--- TASK INPUT ---

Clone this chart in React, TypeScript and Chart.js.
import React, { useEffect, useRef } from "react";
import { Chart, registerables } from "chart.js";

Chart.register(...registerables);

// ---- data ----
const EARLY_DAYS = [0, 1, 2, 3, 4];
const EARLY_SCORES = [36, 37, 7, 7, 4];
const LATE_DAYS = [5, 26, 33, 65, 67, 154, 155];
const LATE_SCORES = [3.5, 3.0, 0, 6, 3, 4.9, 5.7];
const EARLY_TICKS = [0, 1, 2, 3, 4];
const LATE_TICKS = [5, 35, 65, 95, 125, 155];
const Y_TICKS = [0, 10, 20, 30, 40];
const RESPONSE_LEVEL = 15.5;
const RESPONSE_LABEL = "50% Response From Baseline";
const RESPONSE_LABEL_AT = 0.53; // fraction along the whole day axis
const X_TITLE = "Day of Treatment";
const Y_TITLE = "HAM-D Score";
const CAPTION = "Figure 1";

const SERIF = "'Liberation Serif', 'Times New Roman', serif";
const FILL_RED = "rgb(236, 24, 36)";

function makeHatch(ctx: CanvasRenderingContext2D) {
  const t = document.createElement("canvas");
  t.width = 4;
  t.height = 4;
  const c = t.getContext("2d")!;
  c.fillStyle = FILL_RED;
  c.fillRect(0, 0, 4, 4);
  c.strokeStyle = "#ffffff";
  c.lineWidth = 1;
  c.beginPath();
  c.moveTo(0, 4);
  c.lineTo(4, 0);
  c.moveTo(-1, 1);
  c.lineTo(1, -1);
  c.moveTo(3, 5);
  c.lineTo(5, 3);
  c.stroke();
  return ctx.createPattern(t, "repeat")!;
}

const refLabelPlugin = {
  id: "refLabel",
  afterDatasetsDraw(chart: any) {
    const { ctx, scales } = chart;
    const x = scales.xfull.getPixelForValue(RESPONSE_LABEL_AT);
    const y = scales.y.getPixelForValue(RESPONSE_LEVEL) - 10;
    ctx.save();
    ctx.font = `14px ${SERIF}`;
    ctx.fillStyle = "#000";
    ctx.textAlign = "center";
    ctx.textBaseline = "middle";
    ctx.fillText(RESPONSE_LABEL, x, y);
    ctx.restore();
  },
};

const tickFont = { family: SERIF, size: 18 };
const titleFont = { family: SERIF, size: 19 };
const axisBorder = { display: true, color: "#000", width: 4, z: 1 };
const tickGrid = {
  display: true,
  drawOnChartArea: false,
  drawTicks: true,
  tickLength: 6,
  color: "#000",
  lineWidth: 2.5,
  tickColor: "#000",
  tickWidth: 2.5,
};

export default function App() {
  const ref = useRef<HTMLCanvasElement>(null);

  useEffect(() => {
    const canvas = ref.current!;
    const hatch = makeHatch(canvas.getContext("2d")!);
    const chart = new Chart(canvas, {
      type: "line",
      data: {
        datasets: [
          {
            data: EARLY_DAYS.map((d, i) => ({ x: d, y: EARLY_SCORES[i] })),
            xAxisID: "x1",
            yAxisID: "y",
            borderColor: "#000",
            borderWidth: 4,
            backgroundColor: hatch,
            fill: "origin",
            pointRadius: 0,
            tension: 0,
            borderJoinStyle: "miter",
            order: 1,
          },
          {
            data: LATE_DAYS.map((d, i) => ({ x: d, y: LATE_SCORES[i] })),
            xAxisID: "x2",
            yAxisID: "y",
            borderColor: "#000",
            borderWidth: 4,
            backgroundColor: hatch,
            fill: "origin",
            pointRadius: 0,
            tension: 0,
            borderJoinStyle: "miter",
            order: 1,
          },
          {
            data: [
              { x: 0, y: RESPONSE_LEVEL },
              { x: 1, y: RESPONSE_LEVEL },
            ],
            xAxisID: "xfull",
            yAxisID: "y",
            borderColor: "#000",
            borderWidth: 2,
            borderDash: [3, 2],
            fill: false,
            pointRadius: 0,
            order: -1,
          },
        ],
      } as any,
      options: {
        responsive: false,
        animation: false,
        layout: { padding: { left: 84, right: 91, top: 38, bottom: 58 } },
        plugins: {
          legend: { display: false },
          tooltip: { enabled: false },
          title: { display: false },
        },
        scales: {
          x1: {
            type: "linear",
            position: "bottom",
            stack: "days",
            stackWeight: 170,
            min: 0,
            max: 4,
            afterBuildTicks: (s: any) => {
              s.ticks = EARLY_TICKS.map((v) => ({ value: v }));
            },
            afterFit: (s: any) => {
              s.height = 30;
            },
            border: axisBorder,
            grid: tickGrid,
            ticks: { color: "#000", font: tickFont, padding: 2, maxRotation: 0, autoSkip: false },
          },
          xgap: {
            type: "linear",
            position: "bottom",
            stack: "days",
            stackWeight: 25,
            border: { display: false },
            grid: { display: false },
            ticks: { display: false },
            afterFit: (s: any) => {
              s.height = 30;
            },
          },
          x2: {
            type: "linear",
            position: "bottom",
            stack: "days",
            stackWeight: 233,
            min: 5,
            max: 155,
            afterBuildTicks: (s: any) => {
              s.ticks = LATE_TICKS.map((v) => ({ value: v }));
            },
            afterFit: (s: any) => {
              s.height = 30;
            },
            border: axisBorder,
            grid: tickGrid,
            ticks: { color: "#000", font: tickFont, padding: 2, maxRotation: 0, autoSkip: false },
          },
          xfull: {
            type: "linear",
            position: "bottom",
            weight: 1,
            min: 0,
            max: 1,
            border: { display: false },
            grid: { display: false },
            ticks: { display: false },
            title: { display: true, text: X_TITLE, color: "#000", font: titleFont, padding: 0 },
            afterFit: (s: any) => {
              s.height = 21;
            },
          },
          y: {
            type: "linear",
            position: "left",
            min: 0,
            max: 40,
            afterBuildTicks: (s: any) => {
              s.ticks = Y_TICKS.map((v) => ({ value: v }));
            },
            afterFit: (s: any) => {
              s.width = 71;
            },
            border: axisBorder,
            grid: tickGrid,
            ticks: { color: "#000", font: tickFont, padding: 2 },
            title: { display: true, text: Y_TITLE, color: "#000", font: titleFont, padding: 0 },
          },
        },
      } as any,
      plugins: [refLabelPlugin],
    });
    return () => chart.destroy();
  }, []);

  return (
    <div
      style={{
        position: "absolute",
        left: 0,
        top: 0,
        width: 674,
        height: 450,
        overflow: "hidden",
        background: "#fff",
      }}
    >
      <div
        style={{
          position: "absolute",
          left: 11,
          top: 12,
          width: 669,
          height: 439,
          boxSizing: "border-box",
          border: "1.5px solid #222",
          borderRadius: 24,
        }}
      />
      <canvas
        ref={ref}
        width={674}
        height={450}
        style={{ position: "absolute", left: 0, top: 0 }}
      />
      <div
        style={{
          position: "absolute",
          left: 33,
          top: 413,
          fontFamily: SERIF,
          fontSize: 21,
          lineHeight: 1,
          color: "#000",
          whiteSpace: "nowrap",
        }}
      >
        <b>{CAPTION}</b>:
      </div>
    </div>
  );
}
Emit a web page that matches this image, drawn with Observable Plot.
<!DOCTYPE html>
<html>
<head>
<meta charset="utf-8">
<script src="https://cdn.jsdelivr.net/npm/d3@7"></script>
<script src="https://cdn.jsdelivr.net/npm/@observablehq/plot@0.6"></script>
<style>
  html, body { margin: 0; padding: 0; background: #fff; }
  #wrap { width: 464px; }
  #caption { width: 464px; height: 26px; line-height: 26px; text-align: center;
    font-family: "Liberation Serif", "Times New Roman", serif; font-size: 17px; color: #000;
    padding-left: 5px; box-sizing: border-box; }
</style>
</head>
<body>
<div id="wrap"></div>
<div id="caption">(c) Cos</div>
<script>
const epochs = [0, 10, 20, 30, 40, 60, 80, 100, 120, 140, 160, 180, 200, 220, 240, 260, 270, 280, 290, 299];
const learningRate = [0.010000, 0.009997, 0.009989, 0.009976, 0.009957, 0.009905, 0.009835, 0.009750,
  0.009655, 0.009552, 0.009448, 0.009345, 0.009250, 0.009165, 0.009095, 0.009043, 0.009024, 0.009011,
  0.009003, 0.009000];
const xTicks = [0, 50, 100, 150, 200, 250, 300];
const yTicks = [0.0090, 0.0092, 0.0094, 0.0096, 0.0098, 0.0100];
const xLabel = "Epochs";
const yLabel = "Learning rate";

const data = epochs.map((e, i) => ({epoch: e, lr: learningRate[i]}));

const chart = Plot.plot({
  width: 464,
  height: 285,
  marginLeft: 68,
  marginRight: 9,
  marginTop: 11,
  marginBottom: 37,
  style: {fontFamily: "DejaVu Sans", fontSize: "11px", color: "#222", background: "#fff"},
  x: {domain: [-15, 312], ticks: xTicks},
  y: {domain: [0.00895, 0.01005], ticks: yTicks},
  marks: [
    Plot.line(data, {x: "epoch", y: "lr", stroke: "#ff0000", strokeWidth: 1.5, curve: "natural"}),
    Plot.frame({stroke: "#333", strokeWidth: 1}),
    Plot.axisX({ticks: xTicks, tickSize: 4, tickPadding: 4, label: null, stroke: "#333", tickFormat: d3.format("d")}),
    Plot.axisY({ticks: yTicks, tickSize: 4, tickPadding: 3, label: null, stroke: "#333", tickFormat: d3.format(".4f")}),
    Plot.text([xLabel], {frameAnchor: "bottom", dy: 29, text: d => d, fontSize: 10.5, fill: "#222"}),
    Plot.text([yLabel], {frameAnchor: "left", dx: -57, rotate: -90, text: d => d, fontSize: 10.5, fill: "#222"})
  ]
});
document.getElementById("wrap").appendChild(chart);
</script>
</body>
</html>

---

◆ **TASK OBJECTIVE**: Above are the records; from them, give again exactly the lines from the one containing "Emit a web page" through the one containing "const data = epochs.map((e, i)", both included.

◆ **WRITTEN RESPONSE**:
Emit a web page that matches this image, drawn with Observable Plot.
<!DOCTYPE html>
<html>
<head>
<meta charset="utf-8">
<script src="https://cdn.jsdelivr.net/npm/d3@7"></script>
<script src="https://cdn.jsdelivr.net/npm/@observablehq/plot@0.6"></script>
<style>
  html, body { margin: 0; padding: 0; background: #fff; }
  #wrap { width: 464px; }
  #caption { width: 464px; height: 26px; line-height: 26px; text-align: center;
    font-family: "Liberation Serif", "Times New Roman", serif; font-size: 17px; color: #000;
    padding-left: 5px; box-sizing: border-box; }
</style>
</head>
<body>
<div id="wrap"></div>
<div id="caption">(c) Cos</div>
<script>
const epochs = [0, 10, 20, 30, 40, 60, 80, 100, 120, 140, 160, 180, 200, 220, 240, 260, 270, 280, 290, 299];
const learningRate = [0.010000, 0.009997, 0.009989, 0.009976, 0.009957, 0.009905, 0.009835, 0.009750,
  0.009655, 0.009552, 0.009448, 0.009345, 0.009250, 0.009165, 0.009095, 0.009043, 0.009024, 0.009011,
  0.009003, 0.009000];
const xTicks = [0, 50, 100, 150, 200, 250, 300];
const yTicks = [0.0090, 0.0092, 0.0094, 0.0096, 0.0098, 0.0100];
const xLabel = "Epochs";
const yLabel = "Learning rate";

const data = epochs.map((e, i) => ({epoch: e, lr: learningRate[i]}));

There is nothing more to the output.